Adam Kissel of the Foundation for Individual Rights in Education, said: "Debate over which book should be assigned to students is an academic matter protected by academic freedom. The overall e-mail conversation, however, seems to have strayed far beyond that topic."
Ohio State officials said they were pleased with the ruling. Many of the faculty members who sparred with Savage said that they felt personally vulnerable in the case as they were criticized by some for being anti-Christian. Many also said they felt the case was an attempt to undercut their academic freedom to reject the selection of an offensive, anti-gay book -- and that the publicity that the case received was an attempt at intimidation.

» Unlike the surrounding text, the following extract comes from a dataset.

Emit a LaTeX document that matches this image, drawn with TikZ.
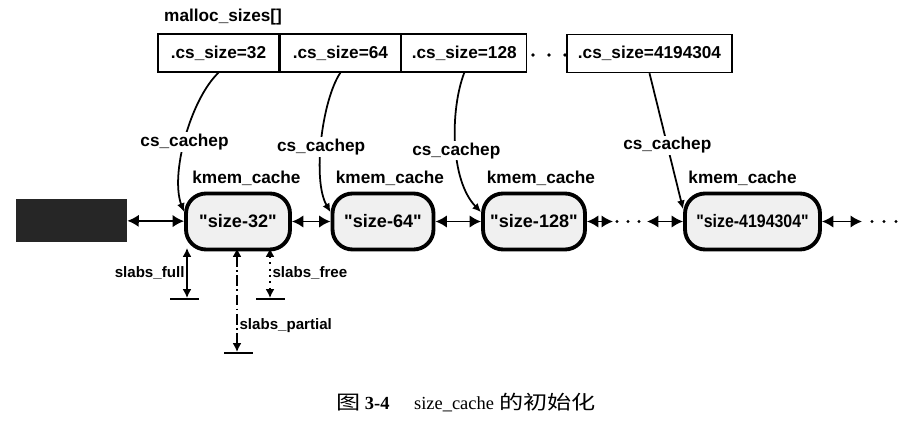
\documentclass[tikz,border=0pt]{standalone}
\usepackage{fontspec}
\setmainfont{Liberation Serif}
\setsansfont{Liberation Sans}
\newfontfamily\cjk[FakeStretch=1.25]{Noto Sans CJK SC}
\usetikzlibrary{arrows.meta, positioning}

\begin{document}
\begin{tikzpicture}[
    x=0.02cm, y=-0.02cm,
    font=\sffamily\bfseries\fontsize{9.8}{11}\selectfont,
    cell/.style={rectangle, draw, line width=0.8pt, minimum height=0.76cm, inner sep=0pt},
    cache/.style={rectangle, draw, rounded corners=0.4cm, line width=2.2pt, fill=gray!12, minimum height=1.12cm, inner sep=0pt, font=\sffamily\bfseries\fontsize{10.3}{12}\selectfont},
    ptr/.style={-{Latex[length=5pt,width=4.5pt]}, line width=1pt},
    link/.style={{Latex[length=6.5pt,width=7pt]}-{Latex[length=6.5pt,width=7pt]}, line width=1pt},
    slab/.style={{Latex[length=5pt,width=5pt]}-{Latex[length=5pt,width=5pt]}, line width=0.9pt},
    lbl/.style={fill=white, inner sep=1pt},
    slablbl/.style={inner sep=1pt, font=\sffamily\bfseries\fontsize{8.6}{10}\selectfont},
    ground/.style={line width=1pt}
]
    \useasboundingbox (0,0) rectangle (919,425);

    % malloc_sizes array
    \node[anchor=west] (title) at (158,17) {malloc\_sizes[]};
    \node[cell, minimum width=2.42cm] (c32) at (218.5,53) {.cs\_size=32};
    \node[cell, minimum width=2.4cm, right=0pt of c32] (c64) {.cs\_size=64};
    \node[cell, minimum width=2.5cm, right=0pt of c64] (c128) {.cs\_size=128};
    \node[cell, minimum width=3.3cm] (c4M) at (649.5,53.5) {.cs\_size=4194304};
    \foreach \x in {533,549,565} \fill (\x,55) circle (1.1pt);

    % kmem_cache list
    \node[fill=black!85, minimum width=2.22cm, minimum height=0.86cm, inner sep=0pt] (head) at (71.5,220.5) {};
    \node[cache, minimum width=2.08cm, label={[xshift=0.17cm]above:kmem\_cache}] (s32) at (238,221.5) {\textquotedbl size-32\textquotedbl};
    \node[cache, minimum width=2.02cm, label={[xshift=0.14cm]above:kmem\_cache}] (s64) at (383,221.5) {\textquotedbl size-64\textquotedbl};
    \node[cache, minimum width=2.04cm, label={[xshift=0.14cm]above:kmem\_cache}] (s128) at (534,221.5) {\textquotedbl size-128\textquotedbl};
    \node[cache, minimum width=2.7cm, label={[xshift=-0.2cm]above:kmem\_cache}] (s4M) at (752.5,221.5) {\scalebox{0.88}[1]{\textquotedbl size-4194304\textquotedbl}};

    \coordinate (e128) at (613,221.5);
    \coordinate (b4M) at (647,221.5);
    \coordinate (e4M) at (862,221.5);

    \draw[link] (head) -- (s32);
    \draw[link] (s32) -- (s64);
    \draw[link] (s64) -- (s128);
    \draw[link] (s128) -- (e128);
    \foreach \x in {617,628,639} \fill (\x,221.5) circle (0.9pt);
    \draw[link] (b4M) -- (s4M);
    \draw[link] (s4M) -- (e4M);
    \foreach \x in {872,884,896} \fill (\x,221.5) circle (0.9pt);

    % cs_cachep pointers
    \draw[ptr] (c32.south) .. controls (190,100) and (170,175) .. node[lbl, pos=0.52] {cs\_cachep} (s32.170);
    \draw[ptr] (c64.south) .. controls (322,100) and (312,180) .. node[lbl, pos=0.54] {cs\_cachep} (s64.170);
    \draw[ptr] (c128.south) .. controls (450,110) and (450,180) .. node[lbl, pos=0.54] {cs\_cachep} (s128.170);
    \draw[ptr] (c4M.south) -- node[lbl, pos=0.53] {cs\_cachep} (s4M.170);

    % slab lists
    \coordinate (fullT) at (187,248);
    \coordinate (fullB) at (187,298);
    \coordinate (partT) at (237,248);
    \coordinate (partB) at (237,352);
    \coordinate (freeT) at (270,248);
    \coordinate (freeB) at (270,298);

    \draw[slab] (fullT) -- node[slablbl, left] {slabs\_full} (fullB);
    \draw[slab, dash pattern=on 6pt off 2pt on 1pt off 2pt] (partT) -- node[slablbl, right, pos=0.75] {slabs\_partial} (partB);
    \draw[slab, dash pattern=on 1.2pt off 2.4pt] (freeT) -- node[slablbl, right] {slabs\_free} (freeB);
    \draw[ground] (170,299) -- (199,299);
    \draw[ground] (224,353) -- (253,353);
    \draw[ground] (256,299) -- (285,299);

    % caption
    \node[font=\rmfamily\mdseries\fontsize{10.5}{12}\selectfont] (cap) at (466,403) {{\cjk\fontsize{11}{12}\selectfont 图} \textbf{3-4}\hspace{14pt}size\_cache\hspace{3pt}{\cjk\fontsize{11}{12}\selectfont 的初始化}};
\end{tikzpicture}
\end{document}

One faculty member who was involved in the case, and who asked not to be identified, said via e-mail: "In this sound, astute decision, the court affirms that the university's harassment policy was never used -- ever -- to punish Savage's speech. It determines that Savage quit his job voluntarily and was not discharged. It upholds the conduct of both the administration and faculty in exercising their own responsibilities and freedoms as perfectly consistent with the law. Given the reams of distorted media coverage about this case, this outcome could not be taken for granted, although we had every reason to expect it, based on the facts. We're very happy that the judge apprehended the matter so clearly. This is a terrific day for the state of Ohio, Ohio State University, and academic freedom."
In the end, at Mansfield, Savage's proposed book for freshmen was never assigned. They read David K. Shipler's The Working Poor.